The request: Take the data below and copy exactly the lines starting at the one with "Output the Python" and finishing at the one with "plt.rcParams['mathtext.default'] = 'regular'", both included.

Available data:

◇ ◇ ◇

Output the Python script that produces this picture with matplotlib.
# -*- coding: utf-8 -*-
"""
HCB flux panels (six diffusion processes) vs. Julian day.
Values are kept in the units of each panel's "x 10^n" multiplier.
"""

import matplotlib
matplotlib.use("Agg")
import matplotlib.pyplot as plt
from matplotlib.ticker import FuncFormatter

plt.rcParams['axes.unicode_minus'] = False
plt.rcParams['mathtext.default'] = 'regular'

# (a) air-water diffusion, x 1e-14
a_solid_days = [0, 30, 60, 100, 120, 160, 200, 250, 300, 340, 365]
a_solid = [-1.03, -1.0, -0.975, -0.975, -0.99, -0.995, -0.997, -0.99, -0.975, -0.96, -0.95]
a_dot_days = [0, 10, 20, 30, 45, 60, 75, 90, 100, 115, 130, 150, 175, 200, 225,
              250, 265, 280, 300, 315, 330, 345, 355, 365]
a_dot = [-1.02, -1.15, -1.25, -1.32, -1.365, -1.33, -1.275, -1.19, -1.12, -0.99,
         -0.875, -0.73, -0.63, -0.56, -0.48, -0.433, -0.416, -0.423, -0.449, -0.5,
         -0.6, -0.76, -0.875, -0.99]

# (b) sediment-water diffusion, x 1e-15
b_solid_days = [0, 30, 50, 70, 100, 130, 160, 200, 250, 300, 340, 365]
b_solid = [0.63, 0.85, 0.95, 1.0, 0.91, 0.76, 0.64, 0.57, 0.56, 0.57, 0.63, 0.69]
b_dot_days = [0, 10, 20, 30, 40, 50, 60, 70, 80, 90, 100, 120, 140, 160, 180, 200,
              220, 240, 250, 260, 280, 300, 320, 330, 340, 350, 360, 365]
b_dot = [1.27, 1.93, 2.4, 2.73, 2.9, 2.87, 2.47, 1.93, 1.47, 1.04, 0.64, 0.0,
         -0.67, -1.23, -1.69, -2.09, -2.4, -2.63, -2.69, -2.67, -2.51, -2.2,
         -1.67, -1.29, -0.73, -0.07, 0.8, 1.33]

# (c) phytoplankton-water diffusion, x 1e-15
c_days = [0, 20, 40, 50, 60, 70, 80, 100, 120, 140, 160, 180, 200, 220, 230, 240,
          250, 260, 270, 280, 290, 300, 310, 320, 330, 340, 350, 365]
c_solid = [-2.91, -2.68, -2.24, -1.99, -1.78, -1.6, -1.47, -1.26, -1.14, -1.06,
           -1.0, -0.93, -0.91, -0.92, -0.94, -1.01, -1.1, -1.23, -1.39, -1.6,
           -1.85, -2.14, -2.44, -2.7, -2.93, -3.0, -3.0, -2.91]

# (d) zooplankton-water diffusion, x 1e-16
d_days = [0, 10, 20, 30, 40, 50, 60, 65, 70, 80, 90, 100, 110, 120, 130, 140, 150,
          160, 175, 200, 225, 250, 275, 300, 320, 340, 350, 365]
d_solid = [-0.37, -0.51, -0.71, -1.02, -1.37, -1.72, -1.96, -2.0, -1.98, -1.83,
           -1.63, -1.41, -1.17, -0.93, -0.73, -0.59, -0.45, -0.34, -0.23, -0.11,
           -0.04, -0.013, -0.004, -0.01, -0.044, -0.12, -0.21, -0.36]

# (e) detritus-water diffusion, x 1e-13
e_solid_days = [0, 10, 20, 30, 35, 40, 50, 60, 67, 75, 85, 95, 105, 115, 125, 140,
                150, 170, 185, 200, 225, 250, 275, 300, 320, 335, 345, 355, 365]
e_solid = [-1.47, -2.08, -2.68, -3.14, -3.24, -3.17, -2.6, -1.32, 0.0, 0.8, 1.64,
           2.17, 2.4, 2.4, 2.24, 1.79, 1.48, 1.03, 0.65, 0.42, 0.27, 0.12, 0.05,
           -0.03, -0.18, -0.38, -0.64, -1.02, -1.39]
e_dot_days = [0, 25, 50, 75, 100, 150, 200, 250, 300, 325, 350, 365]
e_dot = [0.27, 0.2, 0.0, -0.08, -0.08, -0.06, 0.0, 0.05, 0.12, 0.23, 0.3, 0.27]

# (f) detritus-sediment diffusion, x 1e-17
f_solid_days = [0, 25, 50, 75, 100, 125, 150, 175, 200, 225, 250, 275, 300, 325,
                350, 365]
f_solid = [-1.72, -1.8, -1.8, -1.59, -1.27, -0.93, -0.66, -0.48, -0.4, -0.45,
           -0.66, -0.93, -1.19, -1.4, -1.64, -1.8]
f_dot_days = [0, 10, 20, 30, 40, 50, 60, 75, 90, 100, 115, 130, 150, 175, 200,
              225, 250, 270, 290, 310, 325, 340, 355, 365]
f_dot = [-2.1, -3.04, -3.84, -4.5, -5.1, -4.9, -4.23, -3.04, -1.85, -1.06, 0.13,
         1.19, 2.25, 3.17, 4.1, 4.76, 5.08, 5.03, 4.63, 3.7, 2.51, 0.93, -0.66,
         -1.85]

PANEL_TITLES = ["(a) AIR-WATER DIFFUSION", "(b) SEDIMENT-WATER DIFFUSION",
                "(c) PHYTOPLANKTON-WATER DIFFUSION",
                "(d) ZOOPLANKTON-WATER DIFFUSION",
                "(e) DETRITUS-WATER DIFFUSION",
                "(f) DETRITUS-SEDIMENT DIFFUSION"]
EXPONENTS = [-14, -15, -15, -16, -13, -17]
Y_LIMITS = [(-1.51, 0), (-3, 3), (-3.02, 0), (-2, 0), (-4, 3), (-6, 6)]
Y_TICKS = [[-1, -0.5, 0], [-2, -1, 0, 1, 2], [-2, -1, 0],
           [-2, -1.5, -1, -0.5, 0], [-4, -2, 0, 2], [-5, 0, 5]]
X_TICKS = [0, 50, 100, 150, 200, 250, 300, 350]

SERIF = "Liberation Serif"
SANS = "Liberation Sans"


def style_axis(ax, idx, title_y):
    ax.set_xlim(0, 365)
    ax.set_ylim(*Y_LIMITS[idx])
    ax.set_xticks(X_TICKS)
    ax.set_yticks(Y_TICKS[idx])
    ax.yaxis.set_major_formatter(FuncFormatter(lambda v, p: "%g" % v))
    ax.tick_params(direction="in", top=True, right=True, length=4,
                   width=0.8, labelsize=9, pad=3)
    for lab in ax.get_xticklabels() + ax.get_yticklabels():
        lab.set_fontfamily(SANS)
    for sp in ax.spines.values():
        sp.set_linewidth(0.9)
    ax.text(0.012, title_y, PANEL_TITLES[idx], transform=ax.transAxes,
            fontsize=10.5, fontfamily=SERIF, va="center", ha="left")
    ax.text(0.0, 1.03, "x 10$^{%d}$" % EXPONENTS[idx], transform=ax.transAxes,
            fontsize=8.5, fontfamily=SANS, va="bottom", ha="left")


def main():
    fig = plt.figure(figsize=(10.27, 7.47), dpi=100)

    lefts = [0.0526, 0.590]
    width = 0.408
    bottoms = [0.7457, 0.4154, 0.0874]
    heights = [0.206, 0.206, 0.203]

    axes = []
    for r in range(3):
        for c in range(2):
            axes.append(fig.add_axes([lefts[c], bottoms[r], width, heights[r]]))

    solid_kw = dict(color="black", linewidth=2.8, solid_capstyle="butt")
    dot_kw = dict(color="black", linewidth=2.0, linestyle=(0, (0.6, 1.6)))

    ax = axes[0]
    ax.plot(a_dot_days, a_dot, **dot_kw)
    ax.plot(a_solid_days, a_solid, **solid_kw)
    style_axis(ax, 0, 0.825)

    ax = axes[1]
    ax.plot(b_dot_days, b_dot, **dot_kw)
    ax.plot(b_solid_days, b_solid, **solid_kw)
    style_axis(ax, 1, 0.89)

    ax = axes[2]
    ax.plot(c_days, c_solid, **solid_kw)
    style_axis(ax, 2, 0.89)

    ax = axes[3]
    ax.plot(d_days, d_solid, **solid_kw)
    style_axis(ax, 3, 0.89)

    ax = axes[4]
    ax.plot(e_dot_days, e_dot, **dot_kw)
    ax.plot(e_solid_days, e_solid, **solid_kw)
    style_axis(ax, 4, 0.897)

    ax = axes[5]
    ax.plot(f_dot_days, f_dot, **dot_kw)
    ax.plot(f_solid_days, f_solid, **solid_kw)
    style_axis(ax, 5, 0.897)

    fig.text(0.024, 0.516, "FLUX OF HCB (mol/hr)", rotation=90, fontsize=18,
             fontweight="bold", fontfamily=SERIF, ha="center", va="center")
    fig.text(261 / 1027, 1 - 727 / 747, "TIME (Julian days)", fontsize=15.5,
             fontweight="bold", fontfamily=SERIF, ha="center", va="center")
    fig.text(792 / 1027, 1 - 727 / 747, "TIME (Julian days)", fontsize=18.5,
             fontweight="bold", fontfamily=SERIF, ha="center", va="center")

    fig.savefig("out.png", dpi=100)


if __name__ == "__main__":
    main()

◇ ◇ ◇

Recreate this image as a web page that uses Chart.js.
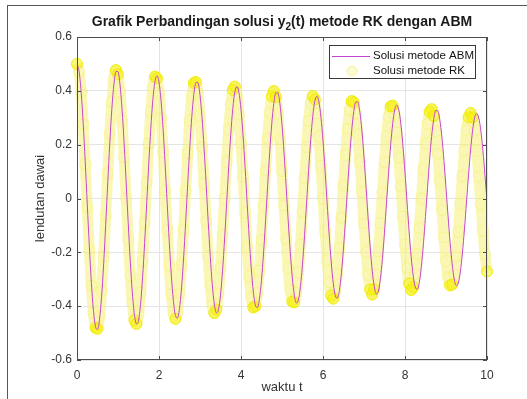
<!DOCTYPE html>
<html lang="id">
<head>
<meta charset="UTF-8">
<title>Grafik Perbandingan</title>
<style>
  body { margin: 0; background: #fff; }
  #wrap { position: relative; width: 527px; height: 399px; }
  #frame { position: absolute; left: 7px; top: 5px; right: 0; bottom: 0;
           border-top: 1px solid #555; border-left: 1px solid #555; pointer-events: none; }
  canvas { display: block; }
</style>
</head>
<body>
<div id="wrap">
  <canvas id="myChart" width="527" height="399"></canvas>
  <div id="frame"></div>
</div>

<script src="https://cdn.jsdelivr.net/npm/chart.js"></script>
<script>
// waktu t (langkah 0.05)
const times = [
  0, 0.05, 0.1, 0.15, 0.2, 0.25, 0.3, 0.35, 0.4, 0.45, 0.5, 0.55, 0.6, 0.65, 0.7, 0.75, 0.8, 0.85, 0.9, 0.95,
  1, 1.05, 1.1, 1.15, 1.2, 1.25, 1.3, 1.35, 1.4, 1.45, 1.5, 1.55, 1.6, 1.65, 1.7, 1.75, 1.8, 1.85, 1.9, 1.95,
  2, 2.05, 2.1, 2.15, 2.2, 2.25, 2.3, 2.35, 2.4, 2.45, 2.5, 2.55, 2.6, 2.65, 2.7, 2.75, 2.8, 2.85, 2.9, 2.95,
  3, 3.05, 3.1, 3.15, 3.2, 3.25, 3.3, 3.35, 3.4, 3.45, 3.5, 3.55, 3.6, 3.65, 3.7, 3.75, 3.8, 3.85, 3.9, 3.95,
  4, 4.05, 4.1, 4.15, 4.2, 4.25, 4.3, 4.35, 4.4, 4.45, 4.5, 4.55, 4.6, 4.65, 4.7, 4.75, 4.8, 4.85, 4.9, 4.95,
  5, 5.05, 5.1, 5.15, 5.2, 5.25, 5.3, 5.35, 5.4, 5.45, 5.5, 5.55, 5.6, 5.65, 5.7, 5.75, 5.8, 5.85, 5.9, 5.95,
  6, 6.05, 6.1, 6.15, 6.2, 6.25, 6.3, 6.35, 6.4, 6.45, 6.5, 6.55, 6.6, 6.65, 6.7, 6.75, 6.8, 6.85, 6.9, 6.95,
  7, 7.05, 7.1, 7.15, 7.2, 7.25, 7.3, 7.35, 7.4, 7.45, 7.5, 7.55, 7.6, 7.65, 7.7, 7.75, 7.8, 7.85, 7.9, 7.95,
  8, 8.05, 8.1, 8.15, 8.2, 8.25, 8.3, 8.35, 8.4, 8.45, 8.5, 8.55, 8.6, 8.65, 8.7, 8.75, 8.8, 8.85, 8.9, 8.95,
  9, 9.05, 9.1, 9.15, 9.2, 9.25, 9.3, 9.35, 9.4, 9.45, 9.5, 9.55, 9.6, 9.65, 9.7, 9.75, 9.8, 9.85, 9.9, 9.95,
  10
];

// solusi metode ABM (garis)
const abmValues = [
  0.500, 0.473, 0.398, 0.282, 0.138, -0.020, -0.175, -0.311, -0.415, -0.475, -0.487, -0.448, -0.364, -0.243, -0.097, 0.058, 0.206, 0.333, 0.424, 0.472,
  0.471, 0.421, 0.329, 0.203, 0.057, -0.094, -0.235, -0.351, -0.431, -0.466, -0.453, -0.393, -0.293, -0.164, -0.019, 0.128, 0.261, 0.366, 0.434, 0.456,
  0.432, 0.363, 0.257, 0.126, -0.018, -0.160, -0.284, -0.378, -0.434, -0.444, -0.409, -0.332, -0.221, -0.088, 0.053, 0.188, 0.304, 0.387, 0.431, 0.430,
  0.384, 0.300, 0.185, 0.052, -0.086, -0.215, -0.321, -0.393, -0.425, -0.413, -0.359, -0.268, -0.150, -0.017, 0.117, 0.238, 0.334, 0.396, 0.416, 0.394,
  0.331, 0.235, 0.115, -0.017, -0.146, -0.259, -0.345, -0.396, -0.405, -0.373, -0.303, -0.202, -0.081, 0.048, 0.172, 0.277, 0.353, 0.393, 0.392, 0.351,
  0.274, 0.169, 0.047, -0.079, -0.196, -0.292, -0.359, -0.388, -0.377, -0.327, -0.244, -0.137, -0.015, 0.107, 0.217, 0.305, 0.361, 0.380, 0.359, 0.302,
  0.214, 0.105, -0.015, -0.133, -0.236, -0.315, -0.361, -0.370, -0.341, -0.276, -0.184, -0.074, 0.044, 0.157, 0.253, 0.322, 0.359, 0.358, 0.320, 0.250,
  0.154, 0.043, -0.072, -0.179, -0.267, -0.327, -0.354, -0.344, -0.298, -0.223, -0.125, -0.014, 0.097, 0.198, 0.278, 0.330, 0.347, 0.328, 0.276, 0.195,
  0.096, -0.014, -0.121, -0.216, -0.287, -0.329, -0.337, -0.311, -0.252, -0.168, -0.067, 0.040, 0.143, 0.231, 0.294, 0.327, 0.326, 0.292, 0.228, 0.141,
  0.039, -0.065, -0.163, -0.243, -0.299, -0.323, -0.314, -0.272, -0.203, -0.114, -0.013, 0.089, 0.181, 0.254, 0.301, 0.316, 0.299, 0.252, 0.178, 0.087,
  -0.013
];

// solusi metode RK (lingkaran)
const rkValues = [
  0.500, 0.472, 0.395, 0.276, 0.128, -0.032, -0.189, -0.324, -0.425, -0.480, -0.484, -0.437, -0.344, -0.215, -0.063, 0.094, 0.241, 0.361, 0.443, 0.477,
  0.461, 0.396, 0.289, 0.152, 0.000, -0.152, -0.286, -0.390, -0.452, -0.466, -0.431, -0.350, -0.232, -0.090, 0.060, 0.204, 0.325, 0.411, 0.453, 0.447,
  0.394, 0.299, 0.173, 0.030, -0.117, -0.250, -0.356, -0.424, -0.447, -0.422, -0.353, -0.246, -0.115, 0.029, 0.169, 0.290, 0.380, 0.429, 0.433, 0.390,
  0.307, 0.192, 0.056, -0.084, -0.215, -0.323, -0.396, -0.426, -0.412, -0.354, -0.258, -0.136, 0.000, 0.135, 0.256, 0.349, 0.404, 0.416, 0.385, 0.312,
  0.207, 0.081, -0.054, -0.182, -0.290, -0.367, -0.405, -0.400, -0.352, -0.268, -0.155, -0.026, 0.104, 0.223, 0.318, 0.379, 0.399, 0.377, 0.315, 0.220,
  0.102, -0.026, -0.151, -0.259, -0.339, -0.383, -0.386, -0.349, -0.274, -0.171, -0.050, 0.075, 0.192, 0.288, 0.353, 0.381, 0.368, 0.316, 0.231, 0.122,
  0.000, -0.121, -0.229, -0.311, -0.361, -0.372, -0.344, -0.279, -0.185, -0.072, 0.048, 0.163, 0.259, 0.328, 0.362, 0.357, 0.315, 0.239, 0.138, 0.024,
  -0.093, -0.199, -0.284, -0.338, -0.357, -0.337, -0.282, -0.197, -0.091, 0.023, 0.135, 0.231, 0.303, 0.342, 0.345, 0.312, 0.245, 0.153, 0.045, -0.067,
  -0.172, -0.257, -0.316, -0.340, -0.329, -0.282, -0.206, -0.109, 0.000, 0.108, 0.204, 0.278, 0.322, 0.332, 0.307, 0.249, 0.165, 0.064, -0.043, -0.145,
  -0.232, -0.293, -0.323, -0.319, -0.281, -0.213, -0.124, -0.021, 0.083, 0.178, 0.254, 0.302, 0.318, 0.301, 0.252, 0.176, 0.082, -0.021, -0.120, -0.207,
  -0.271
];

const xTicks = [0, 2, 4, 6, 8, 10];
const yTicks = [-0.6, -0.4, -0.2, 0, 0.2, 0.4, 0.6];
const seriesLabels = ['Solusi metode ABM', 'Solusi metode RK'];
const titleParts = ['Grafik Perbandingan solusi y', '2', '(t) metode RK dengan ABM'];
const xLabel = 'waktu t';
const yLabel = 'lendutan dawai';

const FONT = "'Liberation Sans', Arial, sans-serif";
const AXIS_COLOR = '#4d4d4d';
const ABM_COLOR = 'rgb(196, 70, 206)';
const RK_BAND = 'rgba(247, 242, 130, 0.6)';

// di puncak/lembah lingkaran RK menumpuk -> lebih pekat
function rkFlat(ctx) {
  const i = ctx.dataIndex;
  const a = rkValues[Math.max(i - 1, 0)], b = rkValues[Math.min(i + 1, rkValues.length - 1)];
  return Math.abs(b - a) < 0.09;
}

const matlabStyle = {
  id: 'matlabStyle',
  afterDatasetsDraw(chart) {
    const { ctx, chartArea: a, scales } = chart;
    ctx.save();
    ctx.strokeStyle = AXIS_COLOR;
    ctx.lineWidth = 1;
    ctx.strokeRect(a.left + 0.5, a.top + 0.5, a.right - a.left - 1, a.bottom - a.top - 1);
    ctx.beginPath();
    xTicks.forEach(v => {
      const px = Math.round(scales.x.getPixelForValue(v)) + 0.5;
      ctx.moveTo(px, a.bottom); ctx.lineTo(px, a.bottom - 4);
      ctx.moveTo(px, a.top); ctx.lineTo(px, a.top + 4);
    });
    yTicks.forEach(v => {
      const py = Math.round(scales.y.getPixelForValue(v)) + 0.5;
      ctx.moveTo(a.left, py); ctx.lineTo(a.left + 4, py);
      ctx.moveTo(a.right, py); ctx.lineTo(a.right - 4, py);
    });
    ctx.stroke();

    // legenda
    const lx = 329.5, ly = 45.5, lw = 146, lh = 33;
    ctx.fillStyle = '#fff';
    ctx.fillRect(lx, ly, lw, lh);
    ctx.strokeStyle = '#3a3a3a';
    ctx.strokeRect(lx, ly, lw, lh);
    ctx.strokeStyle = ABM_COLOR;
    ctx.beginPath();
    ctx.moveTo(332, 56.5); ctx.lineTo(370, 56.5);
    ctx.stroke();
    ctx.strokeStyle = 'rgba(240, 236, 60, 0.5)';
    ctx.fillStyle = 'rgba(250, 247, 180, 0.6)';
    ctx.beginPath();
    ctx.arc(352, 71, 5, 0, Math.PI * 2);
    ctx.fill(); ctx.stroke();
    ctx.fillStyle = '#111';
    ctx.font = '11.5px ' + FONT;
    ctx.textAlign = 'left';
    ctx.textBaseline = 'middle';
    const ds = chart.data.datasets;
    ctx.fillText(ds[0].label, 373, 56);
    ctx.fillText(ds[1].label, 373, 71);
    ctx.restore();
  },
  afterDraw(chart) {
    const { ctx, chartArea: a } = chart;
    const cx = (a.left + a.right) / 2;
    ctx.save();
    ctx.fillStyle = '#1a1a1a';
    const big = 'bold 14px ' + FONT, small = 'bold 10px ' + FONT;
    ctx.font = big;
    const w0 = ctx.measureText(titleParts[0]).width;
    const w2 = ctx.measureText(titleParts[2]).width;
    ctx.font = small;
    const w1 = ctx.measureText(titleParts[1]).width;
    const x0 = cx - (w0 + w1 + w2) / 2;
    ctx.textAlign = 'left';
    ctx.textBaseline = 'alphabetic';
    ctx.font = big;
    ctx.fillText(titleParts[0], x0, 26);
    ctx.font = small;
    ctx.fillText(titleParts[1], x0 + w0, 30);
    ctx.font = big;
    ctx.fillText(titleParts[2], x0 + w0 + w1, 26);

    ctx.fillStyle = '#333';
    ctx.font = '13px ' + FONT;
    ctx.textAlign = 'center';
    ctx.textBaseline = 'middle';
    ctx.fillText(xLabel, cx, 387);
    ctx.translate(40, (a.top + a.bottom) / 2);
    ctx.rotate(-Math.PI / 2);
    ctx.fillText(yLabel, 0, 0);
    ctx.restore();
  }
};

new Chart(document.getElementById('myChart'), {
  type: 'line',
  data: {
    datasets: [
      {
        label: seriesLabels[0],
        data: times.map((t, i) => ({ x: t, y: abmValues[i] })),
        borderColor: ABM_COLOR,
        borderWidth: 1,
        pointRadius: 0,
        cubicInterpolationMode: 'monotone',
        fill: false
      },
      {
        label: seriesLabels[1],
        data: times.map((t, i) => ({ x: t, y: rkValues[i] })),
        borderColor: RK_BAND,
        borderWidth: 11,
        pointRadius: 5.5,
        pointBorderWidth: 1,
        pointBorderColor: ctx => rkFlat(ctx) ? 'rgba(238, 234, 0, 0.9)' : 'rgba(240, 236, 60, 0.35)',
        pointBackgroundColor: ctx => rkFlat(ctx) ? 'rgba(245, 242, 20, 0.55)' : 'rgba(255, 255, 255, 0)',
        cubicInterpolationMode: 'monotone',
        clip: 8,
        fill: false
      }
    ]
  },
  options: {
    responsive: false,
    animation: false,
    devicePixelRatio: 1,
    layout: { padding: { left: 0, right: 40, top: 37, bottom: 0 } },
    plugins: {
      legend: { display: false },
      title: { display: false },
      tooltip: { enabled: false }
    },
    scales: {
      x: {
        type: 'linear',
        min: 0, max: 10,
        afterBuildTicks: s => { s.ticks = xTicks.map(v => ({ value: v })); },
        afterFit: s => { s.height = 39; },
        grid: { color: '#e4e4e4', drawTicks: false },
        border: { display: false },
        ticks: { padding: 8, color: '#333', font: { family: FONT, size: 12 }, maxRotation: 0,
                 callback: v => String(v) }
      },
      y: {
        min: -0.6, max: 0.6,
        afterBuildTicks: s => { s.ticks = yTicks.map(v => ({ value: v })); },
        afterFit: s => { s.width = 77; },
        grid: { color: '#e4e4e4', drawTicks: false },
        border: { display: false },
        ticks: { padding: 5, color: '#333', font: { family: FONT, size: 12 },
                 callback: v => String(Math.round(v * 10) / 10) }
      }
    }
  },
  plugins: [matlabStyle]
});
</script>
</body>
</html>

◇ ◇ ◇

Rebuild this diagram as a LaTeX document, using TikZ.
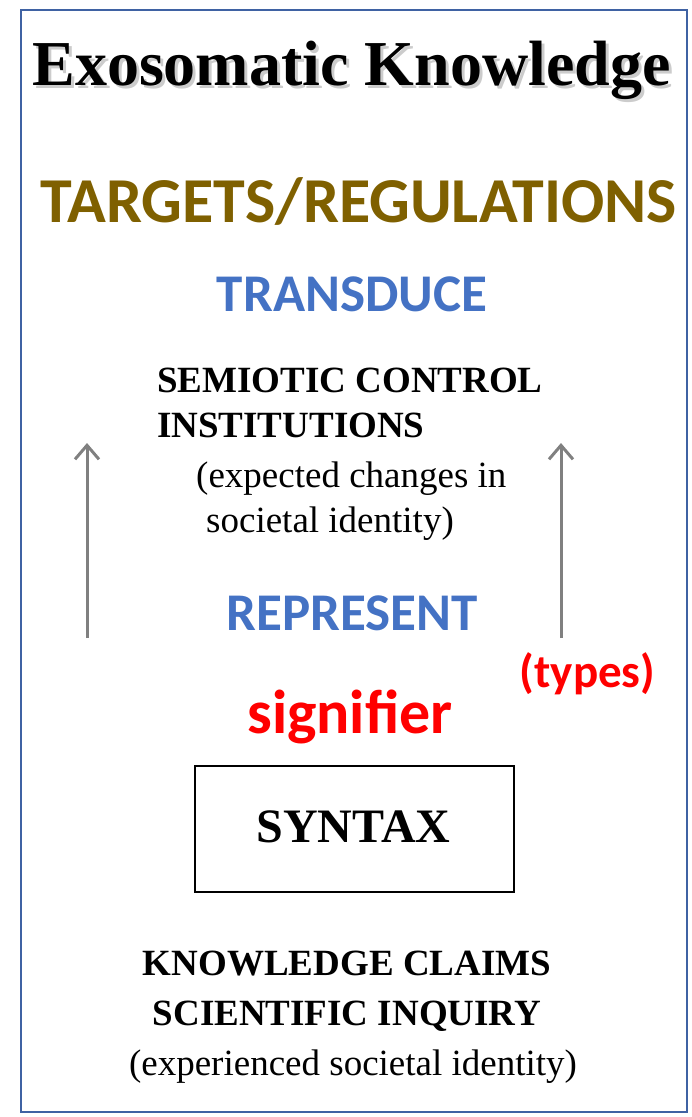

◇ ◇ ◇

Exercise output:
Output the Python script that produces this picture with matplotlib.
# -*- coding: utf-8 -*-
"""
HCB flux panels (six diffusion processes) vs. Julian day.
Values are kept in the units of each panel's "x 10^n" multiplier.
"""

import matplotlib
matplotlib.use("Agg")
import matplotlib.pyplot as plt
from matplotlib.ticker import FuncFormatter

plt.rcParams['axes.unicode_minus'] = False
plt.rcParams['mathtext.default'] = 'regular'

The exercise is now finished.